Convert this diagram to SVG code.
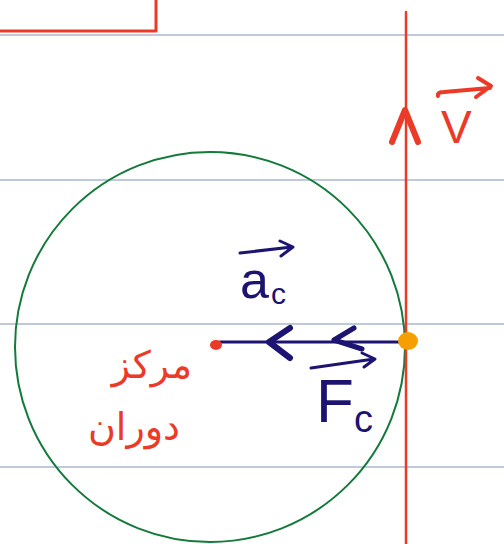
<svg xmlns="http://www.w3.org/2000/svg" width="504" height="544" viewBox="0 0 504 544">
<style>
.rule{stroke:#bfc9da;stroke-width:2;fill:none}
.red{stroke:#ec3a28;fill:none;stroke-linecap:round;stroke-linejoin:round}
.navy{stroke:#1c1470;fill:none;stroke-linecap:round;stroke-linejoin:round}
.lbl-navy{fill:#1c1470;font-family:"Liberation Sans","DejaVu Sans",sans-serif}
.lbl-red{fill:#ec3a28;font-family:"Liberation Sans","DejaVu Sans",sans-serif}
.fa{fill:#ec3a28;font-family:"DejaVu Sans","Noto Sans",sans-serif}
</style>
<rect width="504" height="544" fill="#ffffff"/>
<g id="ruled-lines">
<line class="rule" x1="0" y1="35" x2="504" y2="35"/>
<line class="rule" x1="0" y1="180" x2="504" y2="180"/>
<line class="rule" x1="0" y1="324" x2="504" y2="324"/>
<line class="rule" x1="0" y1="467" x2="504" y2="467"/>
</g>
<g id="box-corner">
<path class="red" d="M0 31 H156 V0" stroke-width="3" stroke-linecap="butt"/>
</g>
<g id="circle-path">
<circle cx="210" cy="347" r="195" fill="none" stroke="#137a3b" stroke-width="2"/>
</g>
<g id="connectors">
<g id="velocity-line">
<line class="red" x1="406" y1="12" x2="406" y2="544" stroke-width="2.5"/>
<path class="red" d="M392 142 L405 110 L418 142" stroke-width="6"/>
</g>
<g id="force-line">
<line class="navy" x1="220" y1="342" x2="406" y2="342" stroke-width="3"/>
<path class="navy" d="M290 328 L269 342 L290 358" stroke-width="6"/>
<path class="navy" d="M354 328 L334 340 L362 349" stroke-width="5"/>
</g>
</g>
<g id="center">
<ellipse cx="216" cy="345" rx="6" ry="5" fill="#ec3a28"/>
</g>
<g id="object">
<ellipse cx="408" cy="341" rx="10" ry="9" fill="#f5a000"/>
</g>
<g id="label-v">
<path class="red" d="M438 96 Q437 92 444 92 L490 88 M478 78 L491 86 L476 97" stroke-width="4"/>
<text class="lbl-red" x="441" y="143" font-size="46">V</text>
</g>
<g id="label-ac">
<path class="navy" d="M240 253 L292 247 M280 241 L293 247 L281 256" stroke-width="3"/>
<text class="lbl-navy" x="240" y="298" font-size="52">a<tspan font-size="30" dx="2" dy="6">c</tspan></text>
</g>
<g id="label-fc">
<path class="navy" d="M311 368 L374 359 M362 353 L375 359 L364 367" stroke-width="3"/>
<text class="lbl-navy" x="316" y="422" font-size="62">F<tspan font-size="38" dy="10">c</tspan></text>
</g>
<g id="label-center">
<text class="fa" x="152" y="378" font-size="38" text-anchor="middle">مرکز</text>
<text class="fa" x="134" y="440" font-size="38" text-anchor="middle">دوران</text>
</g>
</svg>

++++++++

All the lines above are to be reproduced exactly, except the pictures.

#### [Solution to this problem]
Convert this diagram to SVG code.
<svg xmlns="http://www.w3.org/2000/svg" width="504" height="544" viewBox="0 0 504 544">
<style>
.rule{stroke:#bfc9da;stroke-width:2;fill:none}
.red{stroke:#ec3a28;fill:none;stroke-linecap:round;stroke-linejoin:round}
.navy{stroke:#1c1470;fill:none;stroke-linecap:round;stroke-linejoin:round}
.lbl-navy{fill:#1c1470;font-family:"Liberation Sans","DejaVu Sans",sans-serif}
.lbl-red{fill:#ec3a28;font-family:"Liberation Sans","DejaVu Sans",sans-serif}
.fa{fill:#ec3a28;font-family:"DejaVu Sans","Noto Sans",sans-serif}
</style>
<rect width="504" height="544" fill="#ffffff"/>
<g id="ruled-lines">
<line class="rule" x1="0" y1="35" x2="504" y2="35"/>
<line class="rule" x1="0" y1="180" x2="504" y2="180"/>
<line class="rule" x1="0" y1="324" x2="504" y2="324"/>
<line class="rule" x1="0" y1="467" x2="504" y2="467"/>
</g>
<g id="box-corner">
<path class="red" d="M0 31 H156 V0" stroke-width="3" stroke-linecap="butt"/>
</g>
<g id="circle-path">
<circle cx="210" cy="347" r="195" fill="none" stroke="#137a3b" stroke-width="2"/>
</g>
<g id="connectors">
<g id="velocity-line">
<line class="red" x1="406" y1="12" x2="406" y2="544" stroke-width="2.5"/>
<path class="red" d="M392 142 L405 110 L418 142" stroke-width="6"/>
</g>
<g id="force-line">
<line class="navy" x1="220" y1="342" x2="406" y2="342" stroke-width="3"/>
<path class="navy" d="M290 328 L269 342 L290 358" stroke-width="6"/>
<path class="navy" d="M354 328 L334 340 L362 349" stroke-width="5"/>
</g>
</g>
<g id="center">
<ellipse cx="216" cy="345" rx="6" ry="5" fill="#ec3a28"/>
</g>
<g id="object">
<ellipse cx="408" cy="341" rx="10" ry="9" fill="#f5a000"/>
</g>
<g id="label-v">
<path class="red" d="M438 96 Q437 92 444 92 L490 88 M478 78 L491 86 L476 97" stroke-width="4"/>
<text class="lbl-red" x="441" y="143" font-size="46">V</text>
</g>
<g id="label-ac">
<path class="navy" d="M240 253 L292 247 M280 241 L293 247 L281 256" stroke-width="3"/>
<text class="lbl-navy" x="240" y="298" font-size="52">a<tspan font-size="30" dx="2" dy="6">c</tspan></text>
</g>
<g id="label-fc">
<path class="navy" d="M311 368 L374 359 M362 353 L375 359 L364 367" stroke-width="3"/>
<text class="lbl-navy" x="316" y="422" font-size="62">F<tspan font-size="38" dy="10">c</tspan></text>
</g>
<g id="label-center">
<text class="fa" x="152" y="378" font-size="38" text-anchor="middle">مرکز</text>
<text class="fa" x="134" y="440" font-size="38" text-anchor="middle">دوران</text>
</g>
</svg>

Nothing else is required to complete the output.